Here, we want $q=0$, so the conditions are the same as in the question; the point that I am making is that the hypotheses in the question are satisfied if there is any ordering of the vertices that works.
In the case of your graph, if we swap the order of vertices $v_1$ and $v_2$ in your labeling, there will no longer be any pair $(i,j)$ violating the conditions, because the only two vertices in the right positions with the right degrees will be adjacent.
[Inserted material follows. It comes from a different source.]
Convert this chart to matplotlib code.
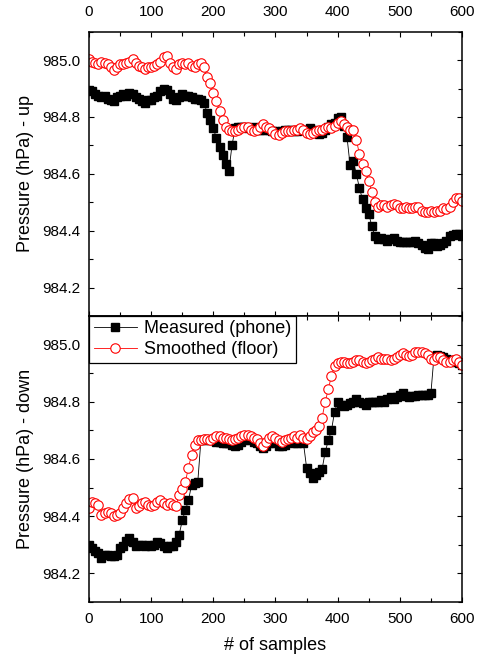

So the graph does satisfy the hypotheses of the theorem.
As a side note: it is incorrect to say "the graph satisfies the theorem" or "the graph does not satisfy the theorem". All graphs satisfy the theorem: it's a theorem! Some graphs don't satisfy the hypotheses of the theorem, but that's okay. The only counterexample would be a graph that did satisfy the hypotheses of the theorem, but wasn't hamiltonian: such a graph would not satisfy the theorem. Such graphs do not exist.